L’ouvrage cherche à remettre de l’ordre dans la toponymie du pays. Pendant l’épisode révolutionnaire, bien des villes et des localités ont changé plusieurs fois de nom, ce qui entretient une certaine confusion. Par exemple, en quelques années Saint-Malo a été successivement rebaptisée Port-Malo, Commune-de-la-Victoire et Mont-Mamet, avant de retrouver son nom d’origine. L’auteur précise que « les anciens et véritables noms des villes ont été rétablis, à l’exception d’un très petit nombre dont les changements ont été maintenus par les arrêtés des Consuls contenant la division du territoire de la République en justices de paix, et qui, aux termes de l’arrêt du 9 fructidor an IX, doivent seuls déterminer le nom qui sera donné à l’avenir ». Quelques villes conserveront finalement leur nom révolutionnaire à l’instar de Bourg-la-Reine, devenu Bourg-Égalité, de Brie-Comte-Robert, remplacé par Brie-sur-Hières, ou encore de Port-Louis qui gardera sa nouvelle dénomination de Port-Liberté.

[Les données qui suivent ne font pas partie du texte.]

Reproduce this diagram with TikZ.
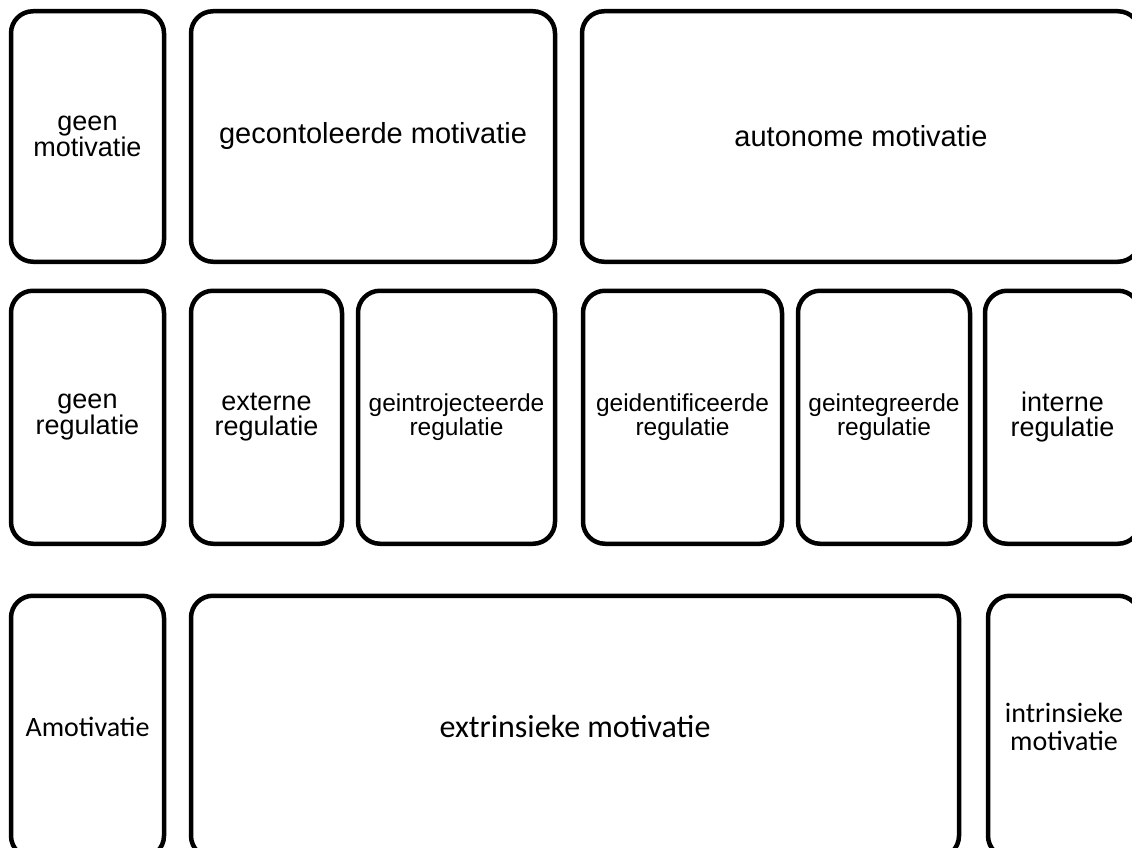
\documentclass[tikz,border=0pt]{standalone}
\usepackage{fontspec}
\setmainfont{Liberation Sans}
\newfontfamily\carlito{Carlito}
\usetikzlibrary{positioning}

\tikzset{
  blok/.style={draw, line width=4.5pt, rounded corners=22pt, outer sep=0pt, inner sep=0pt, align=center},
  groot/.style={font=\fontsize{29}{28}\selectfont},
  middel/.style={font=\fontsize{27}{25}\selectfont},
  klein/.style={font=\fontsize{24.5}{23.5}\selectfont},
  onder/.style={font=\carlito\fontsize{28}{27.5}\selectfont},
  ondergroot/.style={font=\carlito\fontsize{32}{31}\selectfont}
}

\begin{document}
\begin{tikzpicture}
  \useasboundingbox (0,0) rectangle (1132pt,-848pt);
  % motivatie
  \node[blok, middel, minimum width=153pt, minimum height=250.5pt] (geenmot) at (87.5pt,-136.5pt) {geen\\motivatie};
  \node[blok, groot, minimum width=364pt, minimum height=250.5pt, right=27pt of geenmot] (gecmot) {gecontoleerde motivatie};
  \node[blok, groot, minimum width=558pt, minimum height=250.5pt, right=27pt of gecmot] (automot) {autonome motivatie};
  % regulatie
  \node[blok, middel, minimum width=153pt, minimum height=253pt, below=29pt of geenmot] (geenreg) {geen\\regulatie};
  \node[blok, middel, minimum width=151pt, minimum height=253pt, right=27pt of geenreg] (extreg) {externe\\regulatie};
  \node[blok, klein, minimum width=197pt, minimum height=253pt, right=16pt of extreg] (introreg) {geintrojecteerde\\regulatie};
  \node[blok, klein, minimum width=199pt, minimum height=253pt, right=28pt of introreg] (identreg) {geidentificeerde\\regulatie};
  \node[blok, klein, minimum width=172pt, minimum height=253pt, right=16pt of identreg] (integreg) {geintegreerde\\regulatie};
  \node[blok, middel, minimum width=155pt, minimum height=253pt, right=15pt of integreg] (internreg) {interne\\regulatie};
  % onderste rij
  \node[blok, onder, minimum width=153pt, minimum height=262pt, below=52pt of geenreg] (amot) {Amotivatie};
  \node[blok, ondergroot, minimum width=768pt, minimum height=262pt, right=27pt of amot] (extrmot) {extrinsieke motivatie};
  \node[blok, onder, minimum width=152pt, minimum height=262pt, right=29pt of extrmot] (intrmot) {intrinsieke\\motivatie};
\end{tikzpicture}
\end{document}
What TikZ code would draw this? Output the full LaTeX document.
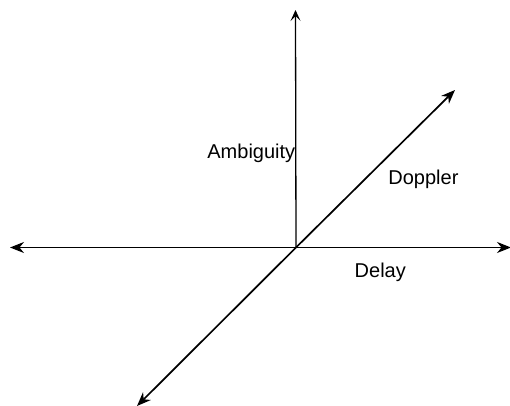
\documentclass[tikz,border=0pt]{standalone}
\usepackage{fontspec}
\setmainfont{Liberation Sans}
\usetikzlibrary{arrows.meta}
\begin{document}
\begin{tikzpicture}[x=0.5pt, y=-0.5pt,
    axis/.style={line width=0.85pt, -{Stealth[length=7pt, width=5.5pt]}},
    lbl/.style={anchor=base west, inner sep=0pt, font=\fontsize{10}{12}\selectfont}]
    \useasboundingbox (0, 0) rectangle (510, 406);

    % 坐标点
    \coordinate (O) at (296, 247.5);
    \coordinate (left) at (10, 247.5);
    \coordinate (right) at (511, 247.5);
    \coordinate (top) at (295.5, 10);
    \coordinate (ne) at (455, 90);
    \coordinate (sw) at (137, 406);

    % 坐标轴
    \draw[axis] (O) -- (left);
    \draw[axis] (O) -- (right);
    \draw[line width=0.65pt, -{Stealth[length=5.5pt, width=5pt, inset=2.5pt]}] (O) -- (top);
    \draw[axis] (O) -- (ne);
    \draw[axis] (O) -- (sw);

    % 标签
    \node[lbl] (amb) at (207, 158.3) {Ambiguity};
    \node[lbl] (dop) at (388, 184.3) {Doppler};
    \node[lbl] (del) at (354.3, 277.7) {Delay};
\end{tikzpicture}
\end{document}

En 1817, LECOUSTURIER fera paraître une nouvelle édition de son dictionnaire des postes dont la publication sera ensuite reprise en direct par l’administration des postes. Actualisée et remaniée en 1835, une nouvelle version paraîtra en 1837 puis en 1845. Par la suite, la société Oberthur de Rennes, bénéficiant d’une délégation pour l’imprimer, l’éditera sous son nom. En 1884, l’ouvrage deviendra le Dictionnaire de postes et des télégraphes. Après 1913, il ne fera plus l’objet que de simples mises à jour, la dernière datant de 1922. En parallèle, les livres de postes, sous le titre d’État général des postes, continueront à être publiés jusqu’en 1859.